The government is aiming to draft a basic policy by the end of the year and have legislation establishing the agency ready for the Diet by the ordinary session in early 2021. An office to draft the reform bills officially commenced work on Wednesday, 30 September. Reflecting the prime minister’s determination to overcome “bureaucratic sectionalism,” the office has drawn upwards of 50 bureaucrats from the Ministry of Economy, Trade, and Industry (METI), the Ministry of Internal Affairs and Communications (MIC), and other related ministries to foster a whole-of-government approach to DX. It also includes at least 10 members from the private sector, reflecting the lack of IT expertise within the government. Takuya Hirai, Suga’s digital affairs minister, and other officials have suggested that the administration could recruit from the private sector to staff the agency’s leadership.

As plans for the new agency take shape, it is apparent that Suga will continue the long-term process of concentrating power in the prime minister’s office and cabinet secretariat, which reached new heights during his predecessor’s administration, thanks in no small part to Suga’s own efforts. The aggressive timetable also reflects a lesson learned from the Abe administration. During the Abe administration, ambitious reforms were repeatedly watered down due to drawn-out timetables, as proposals went from high-level growth strategies to administrative advisory councils to legislation over several years, giving opponents ample time to weaken reforms. These delays often reflected the absence of the prime minister’s direct engagement, hampering the prospects for success. Prime ministerial involvement is usually a necessary if not always sufficient condition to the successful realization of a reform proposal.

Suga and his senior-most advisers are therefore certain to be heavily involved in drafting the reforms and overseeing the work of the digital affairs agency. The legislative package could include changes to up to eight laws, but it appears that the main legislative change will be a revision of the Cabinet Office Law that would place the digital affairs agency under the direct supervision of the prime minister. While previously Hirai suggested that the agency might be temporary, in an interview Wednesday he hinted that it could actually be a permanent agency that would consolidate virtually all digital management functions – including systems procurement, which could give the agency a substantial budget – into the agency. Some ideas for the agency also envision it taking responsibility for unifying local government systems with the national government.

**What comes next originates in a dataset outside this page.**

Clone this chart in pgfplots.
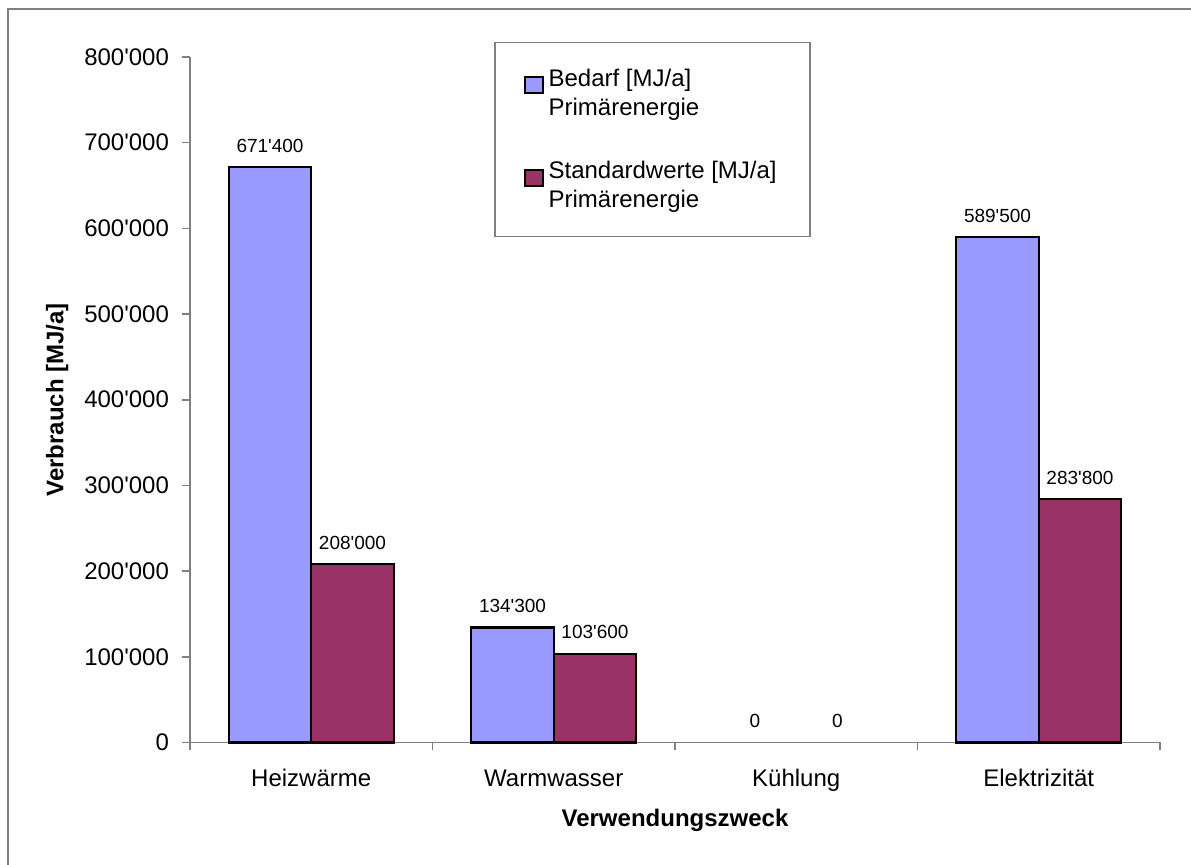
\documentclass[border=0pt]{standalone}
\usepackage{pgfplots}
\pgfplotsset{compat=1.18}
\usepackage{fontspec}
\setmainfont{Liberation Sans}[Ligatures=TeXOff]
\definecolor{bedarf}{HTML}{9999FF}
\definecolor{standard}{HTML}{993366}
\definecolor{axisgray}{HTML}{808080}

\pgfplotstableread{
x bedarf standard
0 671400 208000
1 134300 103600
3 589500 283800
}\datatable
\pgfplotstableread{
x bedarf standard
2 0 0
}\zerotable

\begin{document}
\begin{tikzpicture}
\path[use as bounding box, fill=white] (0,0) rectangle (595.5pt,432.5pt);
\draw[axisgray, line width=1pt] (4pt,0) -- (4pt,428pt) -- (595.5pt,428pt);
\begin{axis}[
  at={(95pt,61.25pt)}, anchor=south west,
  scale only axis, width=485pt, height=342.75pt,
  xmin=-0.5, xmax=3.5, ymin=0, ymax=800000,
  axis x line=bottom, axis y line=left,
  axis line style={-, draw=axisgray, line width=0.8pt},
  tick align=outside,
  major tick length=4pt,
  tick style={draw=axisgray, line width=0.8pt},
  ytick={0,100000,200000,300000,400000,500000,600000,700000,800000},
  scaled y ticks=false,
  /pgf/number format/.cd, fixed, 1000 sep={'}, assume math mode=true, /pgfplots/.cd,
  xtick={-0.5,0.5,1.5,2.5,3.5}, xticklabels={},
  extra x ticks={0,1,2,3},
  extra x tick labels={Heizwärme,Warmwasser,Kühlung,Elektrizität},
  extra x tick style={major tick length=0pt, tick style={draw=none},
     xticklabel style={yshift=-10pt}},
  ticklabel style={font=\fontsize{12}{14}\selectfont, text=black},
  yticklabel style={xshift=-3pt},
  ylabel={Verbrauch [MJ/a]}, xlabel={Verwendungszweck},
  label style={font=\bfseries\fontsize{12}{14}\selectfont},
  ylabel style={at={(axis description cs:-0.137,0.5)}, anchor=center},
  xlabel style={at={(axis description cs:0.5,-0.113)}, anchor=center},
  ybar, bar width=0.34,
  nodes near coords,
  nodes near coords style={font=\fontsize{9.5}{11}\selectfont, anchor=center, yshift=10.75pt, text=black},
  legend style={at={(0.3134,1.022)}, anchor=north west, draw=axisgray, line width=0.8pt,
     font=\fontsize{12}{14.5}\selectfont, cells={anchor=west, align=left},
     row sep=17.5pt, column sep=0.5pt, inner xsep=14.5pt, inner ysep=11pt},
  legend image code/.code={\draw[#1, draw=black, line width=0.9pt] (0pt,0pt) rectangle (9pt,8pt);},
  clip=false,
]
\addplot[fill=bedarf, draw=black, line width=1.1pt, bar shift=-0.17] table[x=x, y=bedarf] {\datatable};
\addlegendentry{Bedarf [MJ/a]\\Primärenergie}
\addplot[fill=standard, draw=black, line width=1.1pt, bar shift=0.17] table[x=x, y=standard] {\datatable};
\addlegendentry{Standardwerte [MJ/a]\\Primärenergie}
\addplot[draw=none, fill=none, bar shift=-0.17, forget plot] table[x=x, y=bedarf] {\zerotable};
\addplot[draw=none, fill=none, bar shift=0.17, forget plot] table[x=x, y=standard] {\zerotable};
\end{axis}
\end{tikzpicture}
\end{document}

However, there are still unanswered questions about how the new agency will function. It is unclear, for example, whether the digital affairs agency will incorporate existing offices within the Cabinet Secretariat, including the National Center of Incident Readiness and Strategy for Cybersecurity (NISC), an organization created in 2015, a preexisting chief information officer (CIO), and the secretariat’s IT General Strategy Office. To the extent that data privacy and the protection of personal information will be essential work for the new agency, it may also have to absorb functions of the cabinet secretariat’s privacy commission and the information disclosure and personal information protection review board. Meanwhile, while the administration has stated that it wants to move IT functions from ministries to the digital affairs agency, it is unclear just how extensive this consolidation would be, since a potentially significant number of bureaus from across the government could be considered work related to digitalization. If the government leaves bureaus in their home ministries, it would leave the agency vulnerable to sectionalism and poor coordination; if it takes a broad approach and truly attempts to consolidate IT-related offices from across the government, the process would inevitably take longer to realize and the result could be a new “superministry” that could take time to coalesce. Finally, any digital initiative has to contend with personnel shortages, as both the government and private sector have acknowledged that Japan has an insufficient number of IT professionals, a skill gap that could grow over the course of the decade without greater investment in skill development.